Writing is therapy – and not everyone wants to know what lights up the CT scan from deep within. And there are many who need to know there’s another person who has been through a similar experience so they don’t feel so alone with their malady. They find our blogs eventually and on their own terms. That’s one reason to keep writing – it’s not cowardly or hiding out cowering from feeling vulnerable in a dark corner of the web at all. It’s rather brave to spill your guts in the midst of history’s most public forum of all – the internet. Our blogs can be read by a hugely wide audience including people we’d prefer not have access to our fears and our pain. 

The recursive act of throwing ourselves out there without any reason to believe someone will or will never read our stories leads us down an unknown path without a map or a compass.

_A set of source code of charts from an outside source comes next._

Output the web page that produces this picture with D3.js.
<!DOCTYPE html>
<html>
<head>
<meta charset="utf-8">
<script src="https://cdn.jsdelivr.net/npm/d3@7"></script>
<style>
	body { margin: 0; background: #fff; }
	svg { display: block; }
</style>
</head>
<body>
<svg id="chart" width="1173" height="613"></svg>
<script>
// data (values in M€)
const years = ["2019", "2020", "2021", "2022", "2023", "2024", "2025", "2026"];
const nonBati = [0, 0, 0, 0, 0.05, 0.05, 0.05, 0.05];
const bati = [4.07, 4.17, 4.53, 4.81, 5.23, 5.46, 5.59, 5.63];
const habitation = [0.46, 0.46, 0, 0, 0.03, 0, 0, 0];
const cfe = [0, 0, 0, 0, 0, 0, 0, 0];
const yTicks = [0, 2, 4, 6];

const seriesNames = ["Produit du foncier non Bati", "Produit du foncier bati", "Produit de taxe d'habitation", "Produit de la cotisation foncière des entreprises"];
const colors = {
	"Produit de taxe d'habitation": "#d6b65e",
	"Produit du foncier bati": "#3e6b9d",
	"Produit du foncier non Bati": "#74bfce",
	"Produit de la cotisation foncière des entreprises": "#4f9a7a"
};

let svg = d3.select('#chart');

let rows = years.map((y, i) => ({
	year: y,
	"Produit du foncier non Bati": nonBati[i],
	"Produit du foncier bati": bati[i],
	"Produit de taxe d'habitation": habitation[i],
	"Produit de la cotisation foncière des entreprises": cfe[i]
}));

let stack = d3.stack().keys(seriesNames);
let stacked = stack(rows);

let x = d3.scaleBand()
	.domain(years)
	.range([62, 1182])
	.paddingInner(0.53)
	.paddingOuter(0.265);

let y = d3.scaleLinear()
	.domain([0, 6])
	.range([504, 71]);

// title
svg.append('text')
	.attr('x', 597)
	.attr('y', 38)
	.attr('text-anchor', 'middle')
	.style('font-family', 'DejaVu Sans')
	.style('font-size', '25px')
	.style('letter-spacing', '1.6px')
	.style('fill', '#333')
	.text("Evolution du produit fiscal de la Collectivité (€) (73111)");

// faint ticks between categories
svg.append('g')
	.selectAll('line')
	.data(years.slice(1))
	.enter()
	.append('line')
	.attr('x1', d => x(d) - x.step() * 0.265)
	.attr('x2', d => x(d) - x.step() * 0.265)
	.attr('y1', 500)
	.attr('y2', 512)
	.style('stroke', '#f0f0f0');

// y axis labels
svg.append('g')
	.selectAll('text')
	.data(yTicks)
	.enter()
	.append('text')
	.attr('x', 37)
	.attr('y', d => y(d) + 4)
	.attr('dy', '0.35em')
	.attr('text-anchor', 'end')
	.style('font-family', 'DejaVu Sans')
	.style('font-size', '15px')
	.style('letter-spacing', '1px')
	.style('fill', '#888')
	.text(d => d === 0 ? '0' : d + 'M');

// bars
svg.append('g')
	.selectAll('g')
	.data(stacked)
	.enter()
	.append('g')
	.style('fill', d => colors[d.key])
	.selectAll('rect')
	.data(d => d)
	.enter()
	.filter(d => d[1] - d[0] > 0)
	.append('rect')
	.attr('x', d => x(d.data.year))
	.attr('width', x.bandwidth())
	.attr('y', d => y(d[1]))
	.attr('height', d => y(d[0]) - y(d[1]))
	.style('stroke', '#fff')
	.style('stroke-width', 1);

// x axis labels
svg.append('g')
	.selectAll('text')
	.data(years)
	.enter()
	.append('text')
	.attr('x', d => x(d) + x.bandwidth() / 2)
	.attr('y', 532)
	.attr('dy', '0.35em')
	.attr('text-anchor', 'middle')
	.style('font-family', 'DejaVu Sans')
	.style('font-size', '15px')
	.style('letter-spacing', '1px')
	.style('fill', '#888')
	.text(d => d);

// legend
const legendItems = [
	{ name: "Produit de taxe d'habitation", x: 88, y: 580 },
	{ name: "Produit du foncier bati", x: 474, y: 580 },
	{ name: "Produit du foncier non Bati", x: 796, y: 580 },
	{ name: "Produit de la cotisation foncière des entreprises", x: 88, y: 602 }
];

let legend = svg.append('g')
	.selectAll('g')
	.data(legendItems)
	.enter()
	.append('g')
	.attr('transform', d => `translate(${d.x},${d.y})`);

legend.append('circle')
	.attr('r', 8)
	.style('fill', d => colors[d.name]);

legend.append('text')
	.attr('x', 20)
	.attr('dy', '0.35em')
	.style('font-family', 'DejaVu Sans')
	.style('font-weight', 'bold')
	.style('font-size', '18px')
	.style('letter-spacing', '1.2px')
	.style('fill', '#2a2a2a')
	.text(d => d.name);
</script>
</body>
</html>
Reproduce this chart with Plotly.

We jump off into a great unknown and hope for the best.

Why am I telling you all this?

I read a wonderful blog post on Fractured Faith – What have you written about today? My comment on the well written and thoughtful post (equally well written and thoughtful as the rest of the blog posts) sparked a lot of thought. Specifically thoughts about why all this gut spilling and what purpose it serves me and those who slouch towards my posts?

Additionally, I sat down to reply thoughtfully to a heartfelt comment on a prior post. The comment’s author emphasized feeling connected to another human being who also happens to be a cancer patient. Since I do strive to bleed on the page without prejudice and with no b.s., a feeling of interconnectedness sparks at the moment when my words meet a like mind or a like person with similar experiences.

That’s the point (to me anyway.) A blog can create a bond between minds, no longer strangers to one another. And that’s where the gift of writing comes back to pay dividends. The value of those bonds doubles upon knowing your words met someone during their time of need – or they wouldn’t have sought out someone or something to connect with – and therefore it’s not my right to keep it all to myself.

It’s my privilege to pay forward to others who found me in the vastness of the internet’s expansive universe of people just like you and just like me. And we gravitate towards each other here, don’t we?